O nosso conhecimento nos fez cínicos; a nossa inteligência, empedernidos e cruéis. Pensamos em demasia e sentimos muito pouco. Mais do que de máquinas, precisamos de humanidade. Mais do que de inteligência, precisamos de afeição e doçura. Sem essas virtudes, a vida será de violência e tudo será perdido.
A aviação e o rádio aproximaram-nos muito mais. A própria natureza dessas coisas é um apelo eloquente à bondade do homem… um apelo à fraternidade universal… à união de todos nós. Neste mesmo instante a minha voz chega a milhares de pessoas pelo mundo afora… milhões de desesperados, homens, mulheres, criancinhas… vítimas de um sistema que tortura seres humanos e encarcera inocentes. Aos que me podem ouvir eu digo:
Não desespereis! A desgraça que tem caído sobre nós não é mais do que o produto da cobiça em agonia… da amargura de homens que temem o avanço do progresso humano. Os homens que odeiam desaparecerão, os ditadores sucumbem e o poder que do povo arrebataram há de retornar ao povo. E assim, enquanto morrem homens, a liberdade nunca perecerá.

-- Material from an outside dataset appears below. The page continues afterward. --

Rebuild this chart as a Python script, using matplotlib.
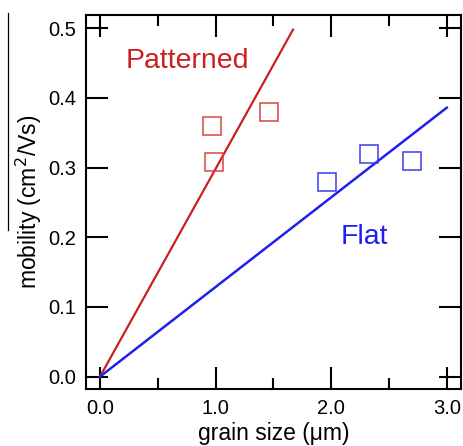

Soldados! Não vos entregueis a esses brutais… que vos desprezam… que vos escravizam… que arregimentam as vossas vidas… que ditam os vossos atos, as vossas ideias e os vossos sentimentos! Que vos fazem marchar no mesmo passo, que vos submetem a uma alimentação regrada, que vos tratam como gado humano e que vos utilizam como bucha de canhão! Não sois máquina! Homens é que sois! E com o amor da humanidade em vossas almas! Não odieis! Só odeiam os que não se fazem amar… os que não se fazem amar e os inumanos!
Soldados! Não batalheis pela escravidão! Lutai pela liberdade! No décimo sétimo capítulo de São Lucas está escrito que o Reino de Deus está dentro do homem – não de um só homem ou grupo de homens, mas em todos so homens! Está em vós! Vós, o povo, tendes o poder – o poder de criar máquinas. O poder de criar felicidade! Vós, o povo, tendes o poder de tornar esta vida livre e bela… de fazê-la uma aventura maravilhosa. Portanto – em nome da democracia – usemos desse poder, unamo-nos todos nós. Lutemos por um mundo novo… um mundo bom que a todos assegure o ensejo de trabalho, que dê futuro à mocidade e segurança à velhice.
É pela promessa de tais coisas que cruéis têm subido ao poder. Mas eles mentem! Não cumprem o que prometem. Jamais o cumprirão! Os ditadores liberam-se, porém escravizam o povo. Lutemos agora para libertar o mundo, sumir com as barreiras nacionais, dar fim à ganância, ao ódio e à intolerância. Lutemos por um mundo de razão, um mundo em que a ciência e o progresso conduzam à felicidade de todos nós. Soldados, em nome da democracia, vamos todos nos unir!
Hannah, estás me ouvindo? Onde te encontrares, levanta os olhos! Vês, Hannah? O sol vai rompendo as nuvens que se dispersam! Estamos saindo da treva para a luz! Vamos entrando num mundo novo – um mundo melhor, em que os homens estarão acima da cobiça, do ódio e da brutalidade. Ergue os olhos, Hannah! A alma do homem ganhou asas e afinal começa a voar. Voa para o arco-íris, para a luz da esperança. Ergue os olhos, Hannah! Ergue os olhos!